-- start RECORDED INFORMATION --
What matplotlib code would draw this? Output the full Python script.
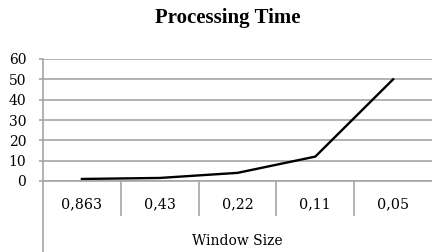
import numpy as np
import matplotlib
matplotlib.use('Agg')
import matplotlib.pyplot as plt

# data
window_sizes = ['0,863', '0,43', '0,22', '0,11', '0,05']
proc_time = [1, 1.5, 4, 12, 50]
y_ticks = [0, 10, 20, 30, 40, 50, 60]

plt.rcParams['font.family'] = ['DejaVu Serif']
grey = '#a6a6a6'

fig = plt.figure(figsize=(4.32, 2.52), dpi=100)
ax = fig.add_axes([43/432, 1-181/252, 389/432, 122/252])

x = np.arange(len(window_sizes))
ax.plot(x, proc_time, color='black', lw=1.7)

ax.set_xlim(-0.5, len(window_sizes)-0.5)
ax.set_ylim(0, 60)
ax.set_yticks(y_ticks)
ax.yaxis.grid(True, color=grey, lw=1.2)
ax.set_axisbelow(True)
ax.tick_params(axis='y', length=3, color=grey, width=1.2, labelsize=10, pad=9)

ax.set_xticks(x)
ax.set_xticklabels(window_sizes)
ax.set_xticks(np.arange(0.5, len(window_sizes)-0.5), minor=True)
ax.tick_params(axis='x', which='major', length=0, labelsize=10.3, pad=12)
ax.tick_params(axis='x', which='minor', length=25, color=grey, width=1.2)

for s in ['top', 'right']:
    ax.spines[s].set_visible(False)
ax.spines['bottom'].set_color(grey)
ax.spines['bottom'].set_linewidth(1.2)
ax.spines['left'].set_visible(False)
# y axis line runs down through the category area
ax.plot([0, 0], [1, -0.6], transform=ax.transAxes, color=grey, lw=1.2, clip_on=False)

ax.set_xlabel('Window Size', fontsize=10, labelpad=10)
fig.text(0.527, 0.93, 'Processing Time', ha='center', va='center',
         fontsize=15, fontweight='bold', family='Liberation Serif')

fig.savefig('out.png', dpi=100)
-- end RECORDED INFORMATION --
■ **INSTRUCTIONS FOR THE TASK**: Repeat exactly and only the lines from the start of the data above through the line that holds "length=25, color=grey, width=1.2)", inclusive. Pictures do not belong in the copy.

■ **WRITTEN RESPONSE**:
What matplotlib code would draw this? Output the full Python script.
import numpy as np
import matplotlib
matplotlib.use('Agg')
import matplotlib.pyplot as plt

# data
window_sizes = ['0,863', '0,43', '0,22', '0,11', '0,05']
proc_time = [1, 1.5, 4, 12, 50]
y_ticks = [0, 10, 20, 30, 40, 50, 60]

plt.rcParams['font.family'] = ['DejaVu Serif']
grey = '#a6a6a6'

fig = plt.figure(figsize=(4.32, 2.52), dpi=100)
ax = fig.add_axes([43/432, 1-181/252, 389/432, 122/252])

x = np.arange(len(window_sizes))
ax.plot(x, proc_time, color='black', lw=1.7)

ax.set_xlim(-0.5, len(window_sizes)-0.5)
ax.set_ylim(0, 60)
ax.set_yticks(y_ticks)
ax.yaxis.grid(True, color=grey, lw=1.2)
ax.set_axisbelow(True)
ax.tick_params(axis='y', length=3, color=grey, width=1.2, labelsize=10, pad=9)

ax.set_xticks(x)
ax.set_xticklabels(window_sizes)
ax.set_xticks(np.arange(0.5, len(window_sizes)-0.5), minor=True)
ax.tick_params(axis='x', which='major', length=0, labelsize=10.3, pad=12)
ax.tick_params(axis='x', which='minor', length=25, color=grey, width=1.2)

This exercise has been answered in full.